Sunday, April 26, 2015

How Does a Senior Leader Deal With Blind spots in Decision Making?

The blind spots are perhaps inevitable, the point is how business leaders or managers shall learn to deal with them seamlessly.


There’s knowing unknown, there’s unknowing unknown, so it's not a new topic about “Blind Spots,” everyone perhaps has some, but as a senior business leader (or any kind of leader), the blind spots will cloud your vision, trigger your negative emotion, cause your decision ineffectiveness, and screw your leadership competency. So what're the causes of the blind spot, and how to deal with them logically?


Ego clouds the vision or leads the misjudgment: First, you have to be humbled to realize you don't know what you don't know and dig through something you know you don’t know as well. Until that happens, you will continue on the lives of blindness. Secondly, you have to have trusted business advisers with a cognitive difference, who you allow to be like mirrors. They mirror back to you the things they see. Then, you have to have intentional times when receiving messages is highly likely to occur. Finally, you need to listen, accept, and act on the blind spot, whatever it is and get a reflection from  "mirrors" that you appreciate the huge favor and gift they have provided us. If you shoot the messenger, you won't get any feedback again from that source. Best to honor others to the point, you need to become a better communicator.


Low EQ causes blind spots: As a manager, especially a senior leader, it is the importance of dealing with the blind spots by learning how to be quick to listen, slow to speak, and slow to anger. Your "signal light" behavior illustrates the value of maintaining self-control when you face hardships in business or your personal life. There are many 'REACTIONARY EXECUTIVES' who are impatient and get easily angered, lose trust, and respect from their peers and their employees which sabotage personal growth.

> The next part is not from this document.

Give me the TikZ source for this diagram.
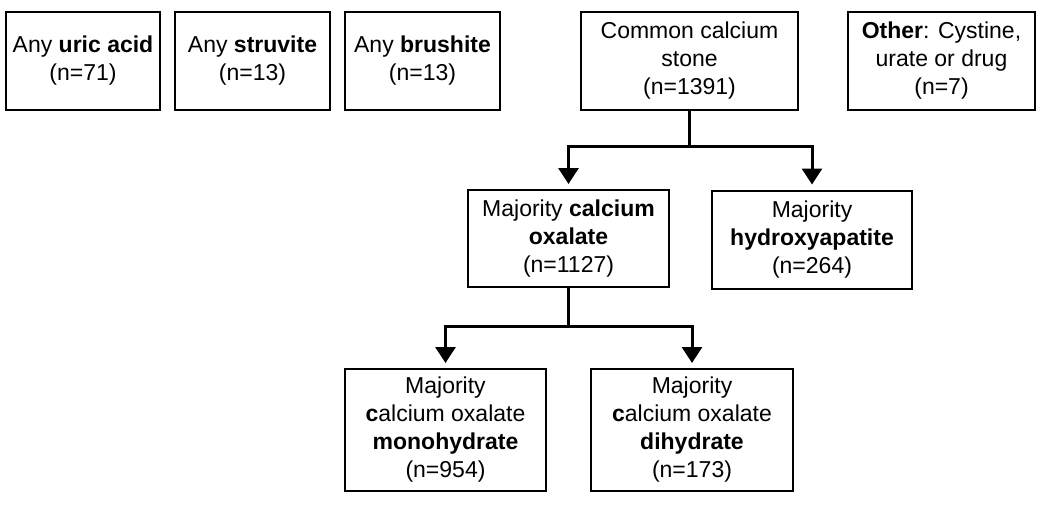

There are also many senior leaders who failed to deal with blind spots because arrogance clouded their eyes, or they have a very homogeneous team who always “think the same.” If you feel like you have lost the virtues of trust and respect, go now and be humble yourself, and be ready to deal with another blind spot opportunity.


Silo thinking creates blind spots: The senior leader should have the ability to see the big picture, to complement the team’s viewpoint. Most teams operate with an incomplete and relatively small view of the world. Thus, too often in an effort to keep moving forward, they jump to the wrong conclusions. Since critical projects will be loaded with unforeseen obstacles, as a senior leader, your response may be more significant than you may realize. Do you add fuel to the fire with an overreaction or do you provide calm inquiry clearing the blind spots to help find out what is really happening? As the person that can see the bigger picture and is not living the day-to-day activities, the team needs you! If the project is failing, it could be because the company project management support system failed in some way, such as, failed to capture the right data, failed to stay in touch with the team, failed to see warning signs. The senior manager "owns" the PM process (how it is done around here), so a project failure is as much the senior manager's fault as the team, thus, that senior manager should adopt the posture of "we are in this together," to manage the collective insight and clear up the blind spot, to ensure the pieces of the puzzle can be integrated into a clear business picture.


Leadership misunderstanding: There is a certain misconception about leadership which will also cause blind spots in either strategy making and execution.  
-Leaders need to lead from the front rather than the rear.
-Seeing employees as workers and not innovators.
-Leaders have all the answers. A leader needs to have a passion for keeping learning and, for what he/she is doing.
- Top-down communication only. A failure to communicate via two-way-street creates an environment of suspicion, fear, and loathing. Be transparent. Keep employees informed of the good, the bad, and the ugly.


The blind spots are perhaps inevitable, the point is how business leaders or managers shall learn to deal with them seamlessly; how to build a heterogeneous team which can bridge the cognitive difference, complement capability and skill set. It takes the attitude to keep learning, and it takes the insight to frame the right questions and answer them in a “mindful” way via collective wisdom.